Many companies now provide complete travel systems; these consist of a car seat and a pushchair/pram. However the car seat can be fitted onto the pushchair/pram chassis for use when your baby is very young.

Booster Seats

Children normally outgrow their car seat by the time they reach 4. It is then essential (and the law) for your child to travel on a booster seat. There is a legal requirement for your child to travel on a booster seat until they are 12yrs old or 135cm in height (whichever comes first), you may consider it safer however to keep them in a booster seat beyond this.

The reason children have to sit in booster seats is because an adult seat belt alone won’t protect young children as it won’t fit properly. A booster seat raises a child up so that the adult seat belt fits properly across their pelvis and shoulders.

As with car seats the most important thing to consider when choosing a booster seat is safety. Check that the seat will fit securely into your car

There are two main types of booster seat:

  • Backless booster seats or booster cushions which are probably more convenient as they are more portable, however most experts recommend;
  • High-back booster seats, as these provide some protection to your child’s head in the event of a side impact accident. They can also be more comfortable and provide extras such as arm and headrests.

Car Seat Regulations (from July 2013)

The new EU i-Size regulation, which was introduced on 9 July 2013 improved standards in child safety. i-Size is not replacing the current ECE R44/04 legislation though, it simply offers parents another option for car seat safety.

What’s does i-Size legislation cover?

Specifically developed for car seats used by children from birth up to 105 cm in length, the new i-Size regulation aims to improve protection and safety in several ways.

Rearward facing travel is now extended from 9kg (generally 9-12 months) to a minimum of 15 months. This will significantly reduce injuries to the head and neck of children involved in a crash. i-Size also includes minimum safety performance criteria for side-impact collisions. Previously, it was not necessary to provide performance criteria for side-impact protection in order for a child car seat to be legally sold.

What are the main changes in the new legislation?

One of the biggest changes is the increased amount of time recommended for the initial rearward facing child seats. The current ECE R44/04 EU regulation requires that children weighing less than 13 kg be placed in rearward-facing seats. However, it also allows children above 9 kg to be placed forward facing (which is about 8-9 months).

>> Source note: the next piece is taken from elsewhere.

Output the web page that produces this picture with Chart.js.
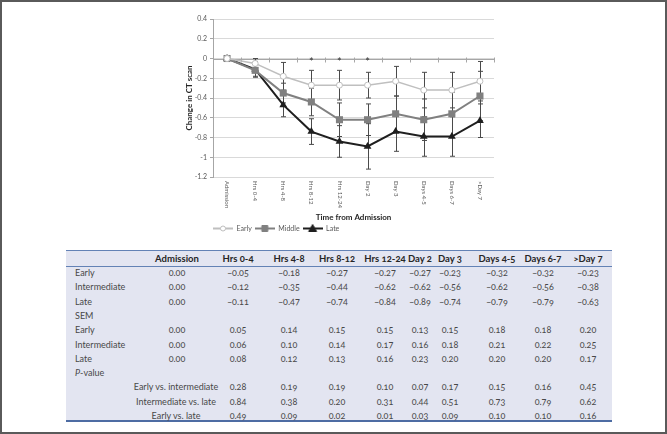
<!DOCTYPE html>
<html>
<head>
<meta charset="utf-8">
<script src="https://cdn.jsdelivr.net/npm/chart.js@4.4.1/dist/chart.umd.min.js"></script>
<style>
  html, body { margin: 0; padding: 0; background: #fff; }
  #frame {
    position: relative; width: 667px; height: 434px; overflow: hidden;
    box-shadow: inset 0 0 0 2px #5a5a5a; font-family: Lato, "Open Sans", sans-serif;
  }
  #chartBox { position: absolute; left: 185px; top: 8px; width: 315px; height: 234px; }
  #tbl {
    position: absolute; left: 66px; top: 250px; width: 546px; height: 169px;
    background: #e3e5f1; border-top: 1px solid #6382b5; border-bottom: 2px solid #4d6ca3;
  }
  #headLine { position: absolute; left: 66px; top: 266px; width: 546px; height: 1px; background: #6382b5; }
  .c {
    position: absolute; height: 14px; line-height: 14px; font-size: 9px; color: #484848;
    white-space: nowrap; font-variant-numeric: oldstyle-nums;
  }
  .h { font-weight: bold; font-size: 9.5px; color: #262626; }
</style>
</head>
<body>
<div id="frame">
  <div id="chartBox"><canvas id="chart"></canvas></div>
  <div id="tbl"></div>
  <div id="headLine"></div>
</div>
<script>
const categories = ["Admission", "Hrs 0-4", "Hrs 4-8", "Hrs 8-12", "Hrs 12-24", "Day 2", "Day 3", "Days 4-5", "Days 6-7", ">Day 7"];
const early = [0, -0.05, -0.18, -0.27, -0.27, -0.27, -0.23, -0.32, -0.32, -0.23];
const middle = [0, -0.12, -0.35, -0.44, -0.62, -0.62, -0.56, -0.62, -0.56, -0.38];
const late = [0, -0.11, -0.47, -0.74, -0.84, -0.89, -0.74, -0.79, -0.79, -0.63];
const semEarly = [0, 0.05, 0.14, 0.15, 0.15, 0.13, 0.15, 0.18, 0.18, 0.20];
const semMiddle = [0, 0.06, 0.10, 0.14, 0.17, 0.16, 0.18, 0.21, 0.22, 0.25];
const semLate = [0, 0.08, 0.12, 0.13, 0.16, 0.23, 0.20, 0.20, 0.20, 0.17];
const pEarlyMid = [0.28, 0.19, 0.19, 0.10, 0.07, 0.17, 0.15, 0.16, 0.45];
const pMidLate = [0.84, 0.38, 0.20, 0.31, 0.44, 0.51, 0.73, 0.79, 0.62];
const pEarlyLate = [0.49, 0.09, 0.02, 0.01, 0.03, 0.09, 0.10, 0.10, 0.16];
const starred = ["Hrs 8-12", "Hrs 12-24", "Day 2"];
const yMin = -1.2, yMax = 0.4, yStep = 0.2;

const colors = { early: "#bfbfbf", middle: "#808080", late: "#1f1f1f" };

// little "line + marker" icons for the legend
function legendIcon(color, shape, fill) {
  const c = document.createElement("canvas");
  c.width = 20; c.height = 9;
  const g = c.getContext("2d");
  g.strokeStyle = color; g.lineWidth = 2;
  g.beginPath(); g.moveTo(0, 4.5); g.lineTo(20, 4.5); g.stroke();
  g.fillStyle = fill; g.lineWidth = 1;
  g.beginPath();
  if (shape === "circle") g.arc(10, 4.5, 2.5, 0, Math.PI * 2);
  else if (shape === "rect") g.rect(7, 1.5, 6, 6);
  else { g.moveTo(10, 0.5); g.lineTo(14, 7.5); g.lineTo(6, 7.5); g.closePath(); }
  g.fill(); g.stroke();
  return c;
}
const icons = [
  legendIcon(colors.early, "circle", "#fff"),
  legendIcon(colors.middle, "rect", colors.middle),
  legendIcon(colors.late, "triangle", colors.late),
];

const errorBars = {
  id: "errorBars",
  beforeDatasetsDraw(chart) {
    const { ctx, scales: { x, y } } = chart;
    ctx.save();
    ctx.strokeStyle = "#4a4a4a";
    ctx.lineWidth = 1;
    chart.data.datasets.forEach(ds => {
      ds.data.forEach((v, j) => {
        const s = ds.sem[j];
        if (!s) return;
        const px = Math.round(x.getPixelForValue(j)) + 0.5;
        const y1 = y.getPixelForValue(v + s), y2 = y.getPixelForValue(v - s);
        ctx.beginPath();
        ctx.moveTo(px, y1); ctx.lineTo(px, y2);
        ctx.moveTo(px - 2.5, y1); ctx.lineTo(px + 2.5, y1);
        ctx.moveTo(px - 2.5, y2); ctx.lineTo(px + 2.5, y2);
        ctx.stroke();
      });
    });
    ctx.restore();
  },
};

const zeroAxis = {
  id: "zeroAxis",
  beforeDatasetsDraw(chart) {
    const { ctx, chartArea: a, scales: { x, y } } = chart;
    const y0 = Math.round(y.getPixelForValue(0)) + 0.5;
    ctx.save();
    ctx.strokeStyle = "#a6a6a6";
    ctx.lineWidth = 1;
    ctx.beginPath();
    ctx.moveTo(a.left, y0); ctx.lineTo(a.right, y0);
    for (let j = 0; j <= categories.length; j++) {
      const px = Math.round(x.getPixelForValue(j - 0.5)) + 0.5;
      ctx.moveTo(px, y0 - 2); ctx.lineTo(px, y0 + 3);
    }
    ctx.stroke();
    ctx.restore();
  },
  afterDatasetsDraw(chart) {
    const { ctx, scales: { x, y } } = chart;
    const y0 = y.getPixelForValue(0);
    ctx.save();
    ctx.fillStyle = "#333";
    ctx.font = "11px Lato";
    ctx.textAlign = "center";
    ctx.textBaseline = "middle";
    starred.forEach(c => ctx.fillText("*", x.getPixelForValue(categories.indexOf(c)), y0 + 4));
    ctx.restore();
  },
};

// x tick labels turned clockwise, reading downward like the original
const xLabels = {
  id: "xLabels",
  afterDraw(chart) {
    const { ctx, chartArea: a, scales: { x } } = chart;
    ctx.save();
    ctx.fillStyle = "#595959";
    ctx.font = "6px Lato";
    ctx.textAlign = "left";
    ctx.textBaseline = "middle";
    x.getLabels().forEach((lab, j) => {
      ctx.save();
      ctx.translate(x.getPixelForValue(j), a.bottom + 4);
      ctx.rotate(Math.PI / 2);
      ctx.fillText(lab, 0, 0);
      ctx.restore();
    });
    ctx.restore();
  },
};

const legendShift = {
  id: "legendShift",
  afterLayout(chart) {
    const lg = chart.legend;
    lg.left = chart.chartArea.left - lg.options.labels.padding;
  },
};

Chart.defaults.font.family = "Lato";

new Chart(document.getElementById("chart"), {
  type: "line",
  data: {
    labels: categories,
    datasets: [
      {
        label: "Early", data: early, sem: semEarly,
        borderColor: colors.early, borderWidth: 1.5,
        pointStyle: "circle", pointRadius: 3, pointBackgroundColor: "#fff",
        pointBorderColor: colors.early, pointBorderWidth: 1,
      },
      {
        label: "Middle", data: middle, sem: semMiddle,
        borderColor: colors.middle, borderWidth: 2,
        pointStyle: "rect", pointRadius: 5, pointBackgroundColor: colors.middle,
        pointBorderColor: colors.middle, pointBorderWidth: 0,
      },
      {
        label: "Late", data: late, sem: semLate,
        borderColor: colors.late, borderWidth: 2,
        pointStyle: "triangle", pointRadius: 4.5, pointBackgroundColor: colors.late,
        pointBorderColor: colors.late, pointBorderWidth: 0,
      },
    ],
  },
  options: {
    responsive: true,
    maintainAspectRatio: false,
    animation: false,
    layout: { padding: { top: 11, right: 6, left: 0, bottom: 0 } },
    plugins: {
      tooltip: { enabled: false },
      legend: {
        position: "bottom",
        align: "start",
        labels: {
          usePointStyle: true,
          pointStyleWidth: 20,
          padding: 3,
          color: "#595959",
          font: { size: 7 },
          generateLabels: chart => chart.data.datasets.map((ds, i) => ({
            text: ds.label, pointStyle: icons[i], fontColor: "#595959",
            fillStyle: "transparent", strokeStyle: "transparent", lineWidth: 0,
            datasetIndex: i, hidden: false,
          })),
        },
      },
    },
    scales: {
      x: {
        offset: true,
        grid: { display: false, drawTicks: false },
        border: { display: false },
        ticks: { display: false },
        title: {
          display: true, text: "Time from Admission", color: "#262626",
          font: { size: 8, weight: "bold" }, padding: 0,
        },
        afterFit: s => { s.height = 45; },
      },
      y: {
        min: yMin, max: yMax,
        grid: { color: "#d9d9d9", tickLength: 3, tickColor: "#a6a6a6" },
        border: { color: "#a6a6a6" },
        ticks: {
          stepSize: yStep, padding: 3, color: "#595959", font: { size: 7 },
          callback: v => String(Math.round(v * 10) / 10),
        },
        title: {
          display: true, text: "Change in CT scan", color: "#262626",
          font: { size: 8, weight: "bold" }, padding: { top: 0, bottom: 0 },
        },
        afterFit: s => { s.width = 28; },
      },
    },
  },
  plugins: [zeroAxis, errorBars, xLabels, legendShift],
});

// table under the chart
const frame = document.getElementById("frame");
const colCenters = [177, 238, 289, 337, 385, 420, 450, 497, 543, 588];
const fmt = v => (v < 0 ? "\u2212" : "") + Math.abs(v).toFixed(2);
function put(html, x, y, align, cls) {
  const d = document.createElement("div");
  d.className = "c" + (cls ? " " + cls : "");
  d.innerHTML = html;
  d.style.top = (y - 7) + "px";
  if (align === "left") { d.style.left = x + "px"; }
  else { d.style.left = (x - 60) + "px"; d.style.width = "120px"; d.style.textAlign = "center"; }
  frame.appendChild(d);
}
categories.forEach((c, j) => put(c, colCenters[j], 258.5, "center", "h"));
const rows = [
  ["Early", early], ["Intermediate", middle], ["Late", late],
  ["SEM", null],
  ["Early", semEarly], ["Intermediate", semMiddle], ["Late", semLate],
  ["<i>P</i>-value", null],
];
rows.forEach(([lab, vals], i) => {
  const y = 273 + i * 14.3;
  put(lab, 75, y, "left");
  if (vals) vals.forEach((v, j) => put(fmt(v), colCenters[j], y, "center"));
});
const pRows = [
  ["Early vs. intermediate", pEarlyMid],
  ["Intermediate vs. late", pMidLate],
  ["Early vs. late", pEarlyLate],
];
pRows.forEach(([lab, vals], i) => {
  const y = 273 + (8 + i) * 14.3;
  put(lab, 176, y, "center");
  vals.forEach((v, j) => put(fmt(v), colCenters[j + 1], y, "center"));
});
</script>
</body>
</html>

The new legislation requires that i-Size rearward facing seats must be used up to at least 15 months. This increase in the rearward facing period is necessary because the child’s head is quite heavy during the first year and their neck is not strong enough to withstand the impact of a frontal collision.

The new Hauck Varioguard with its Isofix Base was one of the first seats to comply with the i-Size Regulation. We will gradually see manufacturers updating their seats in accordance with this legislation.


Other things to consider

Do not position car seats on side facing car seats.